→ REQUIREMENTS: Write out the material exactly, without any of its pictures.

→ DATA PROVIDED:
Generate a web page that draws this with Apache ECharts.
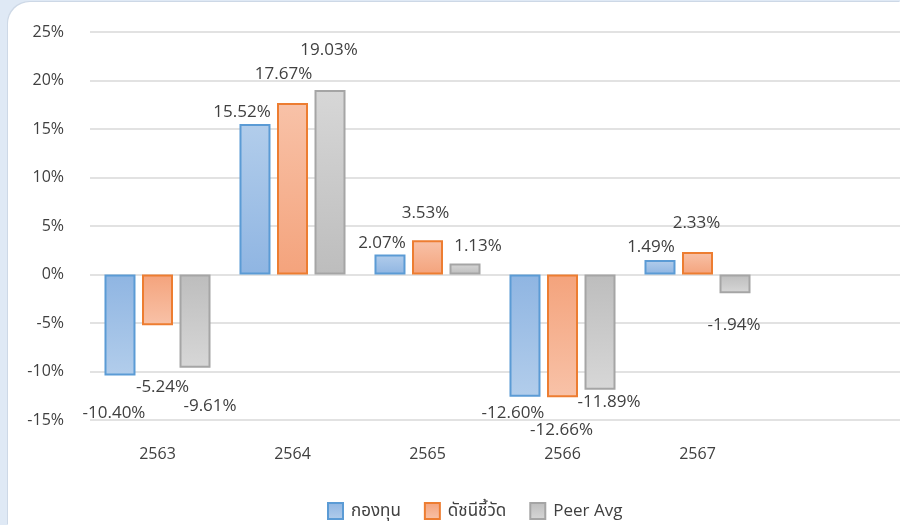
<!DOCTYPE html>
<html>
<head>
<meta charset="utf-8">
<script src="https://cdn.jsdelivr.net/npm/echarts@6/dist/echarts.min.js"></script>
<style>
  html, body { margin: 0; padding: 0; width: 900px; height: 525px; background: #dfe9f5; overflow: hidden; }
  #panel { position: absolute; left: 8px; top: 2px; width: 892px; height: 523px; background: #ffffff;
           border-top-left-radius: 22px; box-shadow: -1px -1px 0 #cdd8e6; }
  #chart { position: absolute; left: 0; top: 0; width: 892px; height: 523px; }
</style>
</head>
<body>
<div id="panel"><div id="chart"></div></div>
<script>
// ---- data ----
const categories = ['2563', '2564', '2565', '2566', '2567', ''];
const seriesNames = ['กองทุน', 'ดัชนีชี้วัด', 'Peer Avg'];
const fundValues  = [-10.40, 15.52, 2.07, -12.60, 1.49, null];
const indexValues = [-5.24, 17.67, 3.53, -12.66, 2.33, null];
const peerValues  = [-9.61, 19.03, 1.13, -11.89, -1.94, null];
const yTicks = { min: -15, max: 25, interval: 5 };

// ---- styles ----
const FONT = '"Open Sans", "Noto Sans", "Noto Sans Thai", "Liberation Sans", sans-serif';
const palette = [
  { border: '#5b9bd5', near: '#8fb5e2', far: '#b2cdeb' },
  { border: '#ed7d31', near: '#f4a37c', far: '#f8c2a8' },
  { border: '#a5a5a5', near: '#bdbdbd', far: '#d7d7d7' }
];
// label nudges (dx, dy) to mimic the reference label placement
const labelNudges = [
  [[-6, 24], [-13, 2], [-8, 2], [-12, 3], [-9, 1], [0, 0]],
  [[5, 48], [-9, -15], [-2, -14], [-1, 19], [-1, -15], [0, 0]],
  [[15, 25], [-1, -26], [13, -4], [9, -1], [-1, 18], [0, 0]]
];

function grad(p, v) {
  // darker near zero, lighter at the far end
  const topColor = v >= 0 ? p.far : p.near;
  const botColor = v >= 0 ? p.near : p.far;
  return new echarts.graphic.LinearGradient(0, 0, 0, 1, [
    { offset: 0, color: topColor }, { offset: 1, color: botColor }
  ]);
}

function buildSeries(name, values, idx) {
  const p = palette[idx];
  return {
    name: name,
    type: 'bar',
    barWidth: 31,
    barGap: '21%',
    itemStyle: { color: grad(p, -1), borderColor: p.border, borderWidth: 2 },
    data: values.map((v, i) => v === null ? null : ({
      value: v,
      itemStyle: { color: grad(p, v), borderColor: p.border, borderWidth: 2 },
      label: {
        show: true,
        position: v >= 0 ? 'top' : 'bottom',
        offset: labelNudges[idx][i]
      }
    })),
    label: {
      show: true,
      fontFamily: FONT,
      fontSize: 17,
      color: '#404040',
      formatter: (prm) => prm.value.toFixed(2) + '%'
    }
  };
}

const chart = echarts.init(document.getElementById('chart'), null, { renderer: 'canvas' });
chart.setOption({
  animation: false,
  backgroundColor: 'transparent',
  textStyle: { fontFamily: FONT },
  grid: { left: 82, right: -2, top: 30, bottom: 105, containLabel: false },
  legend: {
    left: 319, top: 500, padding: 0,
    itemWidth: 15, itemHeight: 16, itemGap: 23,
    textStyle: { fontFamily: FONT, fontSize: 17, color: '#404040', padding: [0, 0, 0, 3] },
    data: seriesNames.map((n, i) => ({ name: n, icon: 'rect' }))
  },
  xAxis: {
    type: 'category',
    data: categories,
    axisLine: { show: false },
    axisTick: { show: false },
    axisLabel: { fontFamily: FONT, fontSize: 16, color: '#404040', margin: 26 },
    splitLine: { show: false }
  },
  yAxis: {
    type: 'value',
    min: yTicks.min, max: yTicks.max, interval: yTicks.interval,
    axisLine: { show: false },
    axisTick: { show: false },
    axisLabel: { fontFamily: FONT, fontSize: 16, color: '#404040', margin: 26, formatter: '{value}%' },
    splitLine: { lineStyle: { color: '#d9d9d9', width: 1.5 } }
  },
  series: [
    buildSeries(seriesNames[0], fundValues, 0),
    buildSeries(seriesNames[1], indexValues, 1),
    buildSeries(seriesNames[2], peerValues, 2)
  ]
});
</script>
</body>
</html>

→ SOLUTION BELOW:
Generate a web page that draws this with Apache ECharts.
<!DOCTYPE html>
<html>
<head>
<meta charset="utf-8">
<script src="https://cdn.jsdelivr.net/npm/echarts@6/dist/echarts.min.js"></script>
<style>
  html, body { margin: 0; padding: 0; width: 900px; height: 525px; background: #dfe9f5; overflow: hidden; }
  #panel { position: absolute; left: 8px; top: 2px; width: 892px; height: 523px; background: #ffffff;
           border-top-left-radius: 22px; box-shadow: -1px -1px 0 #cdd8e6; }
  #chart { position: absolute; left: 0; top: 0; width: 892px; height: 523px; }
</style>
</head>
<body>
<div id="panel"><div id="chart"></div></div>
<script>
// ---- data ----
const categories = ['2563', '2564', '2565', '2566', '2567', ''];
const seriesNames = ['กองทุน', 'ดัชนีชี้วัด', 'Peer Avg'];
const fundValues  = [-10.40, 15.52, 2.07, -12.60, 1.49, null];
const indexValues = [-5.24, 17.67, 3.53, -12.66, 2.33, null];
const peerValues  = [-9.61, 19.03, 1.13, -11.89, -1.94, null];
const yTicks = { min: -15, max: 25, interval: 5 };

// ---- styles ----
const FONT = '"Open Sans", "Noto Sans", "Noto Sans Thai", "Liberation Sans", sans-serif';
const palette = [
  { border: '#5b9bd5', near: '#8fb5e2', far: '#b2cdeb' },
  { border: '#ed7d31', near: '#f4a37c', far: '#f8c2a8' },
  { border: '#a5a5a5', near: '#bdbdbd', far: '#d7d7d7' }
];
// label nudges (dx, dy) to mimic the reference label placement
const labelNudges = [
  [[-6, 24], [-13, 2], [-8, 2], [-12, 3], [-9, 1], [0, 0]],
  [[5, 48], [-9, -15], [-2, -14], [-1, 19], [-1, -15], [0, 0]],
  [[15, 25], [-1, -26], [13, -4], [9, -1], [-1, 18], [0, 0]]
];

function grad(p, v) {
  // darker near zero, lighter at the far end
  const topColor = v >= 0 ? p.far : p.near;
  const botColor = v >= 0 ? p.near : p.far;
  return new echarts.graphic.LinearGradient(0, 0, 0, 1, [
    { offset: 0, color: topColor }, { offset: 1, color: botColor }
  ]);
}

function buildSeries(name, values, idx) {
  const p = palette[idx];
  return {
    name: name,
    type: 'bar',
    barWidth: 31,
    barGap: '21%',
    itemStyle: { color: grad(p, -1), borderColor: p.border, borderWidth: 2 },
    data: values.map((v, i) => v === null ? null : ({
      value: v,
      itemStyle: { color: grad(p, v), borderColor: p.border, borderWidth: 2 },
      label: {
        show: true,
        position: v >= 0 ? 'top' : 'bottom',
        offset: labelNudges[idx][i]
      }
    })),
    label: {
      show: true,
      fontFamily: FONT,
      fontSize: 17,
      color: '#404040',
      formatter: (prm) => prm.value.toFixed(2) + '%'
    }
  };
}

const chart = echarts.init(document.getElementById('chart'), null, { renderer: 'canvas' });
chart.setOption({
  animation: false,
  backgroundColor: 'transparent',
  textStyle: { fontFamily: FONT },
  grid: { left: 82, right: -2, top: 30, bottom: 105, containLabel: false },
  legend: {
    left: 319, top: 500, padding: 0,
    itemWidth: 15, itemHeight: 16, itemGap: 23,
    textStyle: { fontFamily: FONT, fontSize: 17, color: '#404040', padding: [0, 0, 0, 3] },
    data: seriesNames.map((n, i) => ({ name: n, icon: 'rect' }))
  },
  xAxis: {
    type: 'category',
    data: categories,
    axisLine: { show: false },
    axisTick: { show: false },
    axisLabel: { fontFamily: FONT, fontSize: 16, color: '#404040', margin: 26 },
    splitLine: { show: false }
  },
  yAxis: {
    type: 'value',
    min: yTicks.min, max: yTicks.max, interval: yTicks.interval,
    axisLine: { show: false },
    axisTick: { show: false },
    axisLabel: { fontFamily: FONT, fontSize: 16, color: '#404040', margin: 26, formatter: '{value}%' },
    splitLine: { lineStyle: { color: '#d9d9d9', width: 1.5 } }
  },
  series: [
    buildSeries(seriesNames[0], fundValues, 0),
    buildSeries(seriesNames[1], indexValues, 1),
    buildSeries(seriesNames[2], peerValues, 2)
  ]
});
</script>
</body>
</html>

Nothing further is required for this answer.